• Exercise goal:
Starting at the top of the listing, extract every line up to and including the one with "lw=3.3, solid_capstyle='round', label=lab)". Pictures stay out of the copy.

• Material:
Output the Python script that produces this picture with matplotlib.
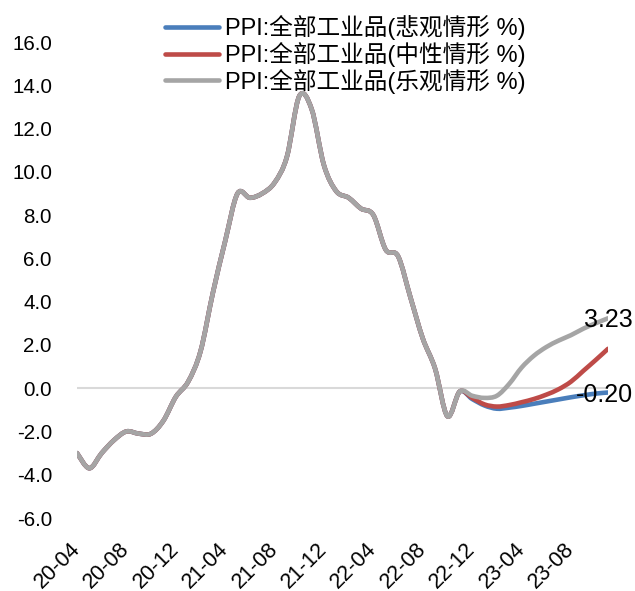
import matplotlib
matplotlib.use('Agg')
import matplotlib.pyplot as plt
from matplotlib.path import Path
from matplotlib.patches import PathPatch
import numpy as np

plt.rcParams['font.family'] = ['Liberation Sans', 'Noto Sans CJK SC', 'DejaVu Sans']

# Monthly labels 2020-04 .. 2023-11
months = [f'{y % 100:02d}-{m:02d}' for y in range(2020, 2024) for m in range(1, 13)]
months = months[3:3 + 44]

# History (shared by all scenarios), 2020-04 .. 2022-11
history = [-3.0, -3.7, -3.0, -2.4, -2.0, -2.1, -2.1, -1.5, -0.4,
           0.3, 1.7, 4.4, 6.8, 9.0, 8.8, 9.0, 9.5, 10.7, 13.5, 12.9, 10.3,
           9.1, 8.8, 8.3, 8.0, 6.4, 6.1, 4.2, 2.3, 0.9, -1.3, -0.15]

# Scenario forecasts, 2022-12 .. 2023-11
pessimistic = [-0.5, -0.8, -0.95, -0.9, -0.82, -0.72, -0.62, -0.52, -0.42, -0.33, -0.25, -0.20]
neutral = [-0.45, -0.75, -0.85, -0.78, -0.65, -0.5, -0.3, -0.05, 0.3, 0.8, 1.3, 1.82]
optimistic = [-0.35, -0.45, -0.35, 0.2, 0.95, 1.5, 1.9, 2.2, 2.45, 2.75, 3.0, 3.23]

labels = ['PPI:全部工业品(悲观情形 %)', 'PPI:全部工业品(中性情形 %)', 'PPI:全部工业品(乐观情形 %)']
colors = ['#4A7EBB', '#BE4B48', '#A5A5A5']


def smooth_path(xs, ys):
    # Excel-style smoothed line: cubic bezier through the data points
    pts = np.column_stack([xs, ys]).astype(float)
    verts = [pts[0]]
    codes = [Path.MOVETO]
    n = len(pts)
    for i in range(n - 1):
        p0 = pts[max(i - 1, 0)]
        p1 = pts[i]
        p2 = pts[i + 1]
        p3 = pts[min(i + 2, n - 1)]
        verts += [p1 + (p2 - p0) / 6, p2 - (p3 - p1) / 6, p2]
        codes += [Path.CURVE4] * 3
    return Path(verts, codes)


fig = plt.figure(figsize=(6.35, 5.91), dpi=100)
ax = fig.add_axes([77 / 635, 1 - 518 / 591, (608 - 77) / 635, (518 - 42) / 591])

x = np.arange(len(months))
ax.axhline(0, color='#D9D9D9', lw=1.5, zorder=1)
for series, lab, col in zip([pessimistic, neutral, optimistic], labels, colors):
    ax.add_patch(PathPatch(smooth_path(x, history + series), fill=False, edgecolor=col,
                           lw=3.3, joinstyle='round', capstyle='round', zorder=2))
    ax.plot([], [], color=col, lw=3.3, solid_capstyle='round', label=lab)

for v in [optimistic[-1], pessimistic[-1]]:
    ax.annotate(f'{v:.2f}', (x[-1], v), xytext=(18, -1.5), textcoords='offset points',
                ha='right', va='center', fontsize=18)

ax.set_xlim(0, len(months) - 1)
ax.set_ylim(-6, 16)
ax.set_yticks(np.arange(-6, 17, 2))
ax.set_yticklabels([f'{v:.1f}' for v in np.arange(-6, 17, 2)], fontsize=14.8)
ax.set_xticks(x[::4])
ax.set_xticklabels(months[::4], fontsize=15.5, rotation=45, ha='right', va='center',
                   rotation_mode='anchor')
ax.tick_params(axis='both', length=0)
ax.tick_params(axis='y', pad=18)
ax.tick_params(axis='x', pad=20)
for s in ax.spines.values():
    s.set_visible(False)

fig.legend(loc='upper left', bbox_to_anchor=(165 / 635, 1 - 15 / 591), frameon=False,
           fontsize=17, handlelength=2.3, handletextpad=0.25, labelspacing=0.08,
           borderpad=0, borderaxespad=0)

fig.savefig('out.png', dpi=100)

• Task solution:
Output the Python script that produces this picture with matplotlib.
import matplotlib
matplotlib.use('Agg')
import matplotlib.pyplot as plt
from matplotlib.path import Path
from matplotlib.patches import PathPatch
import numpy as np

plt.rcParams['font.family'] = ['Liberation Sans', 'Noto Sans CJK SC', 'DejaVu Sans']

# Monthly labels 2020-04 .. 2023-11
months = [f'{y % 100:02d}-{m:02d}' for y in range(2020, 2024) for m in range(1, 13)]
months = months[3:3 + 44]

# History (shared by all scenarios), 2020-04 .. 2022-11
history = [-3.0, -3.7, -3.0, -2.4, -2.0, -2.1, -2.1, -1.5, -0.4,
           0.3, 1.7, 4.4, 6.8, 9.0, 8.8, 9.0, 9.5, 10.7, 13.5, 12.9, 10.3,
           9.1, 8.8, 8.3, 8.0, 6.4, 6.1, 4.2, 2.3, 0.9, -1.3, -0.15]

# Scenario forecasts, 2022-12 .. 2023-11
pessimistic = [-0.5, -0.8, -0.95, -0.9, -0.82, -0.72, -0.62, -0.52, -0.42, -0.33, -0.25, -0.20]
neutral = [-0.45, -0.75, -0.85, -0.78, -0.65, -0.5, -0.3, -0.05, 0.3, 0.8, 1.3, 1.82]
optimistic = [-0.35, -0.45, -0.35, 0.2, 0.95, 1.5, 1.9, 2.2, 2.45, 2.75, 3.0, 3.23]

labels = ['PPI:全部工业品(悲观情形 %)', 'PPI:全部工业品(中性情形 %)', 'PPI:全部工业品(乐观情形 %)']
colors = ['#4A7EBB', '#BE4B48', '#A5A5A5']


def smooth_path(xs, ys):
    # Excel-style smoothed line: cubic bezier through the data points
    pts = np.column_stack([xs, ys]).astype(float)
    verts = [pts[0]]
    codes = [Path.MOVETO]
    n = len(pts)
    for i in range(n - 1):
        p0 = pts[max(i - 1, 0)]
        p1 = pts[i]
        p2 = pts[i + 1]
        p3 = pts[min(i + 2, n - 1)]
        verts += [p1 + (p2 - p0) / 6, p2 - (p3 - p1) / 6, p2]
        codes += [Path.CURVE4] * 3
    return Path(verts, codes)


fig = plt.figure(figsize=(6.35, 5.91), dpi=100)
ax = fig.add_axes([77 / 635, 1 - 518 / 591, (608 - 77) / 635, (518 - 42) / 591])

x = np.arange(len(months))
ax.axhline(0, color='#D9D9D9', lw=1.5, zorder=1)
for series, lab, col in zip([pessimistic, neutral, optimistic], labels, colors):
    ax.add_patch(PathPatch(smooth_path(x, history + series), fill=False, edgecolor=col,
                           lw=3.3, joinstyle='round', capstyle='round', zorder=2))
    ax.plot([], [], color=col, lw=3.3, solid_capstyle='round', label=lab)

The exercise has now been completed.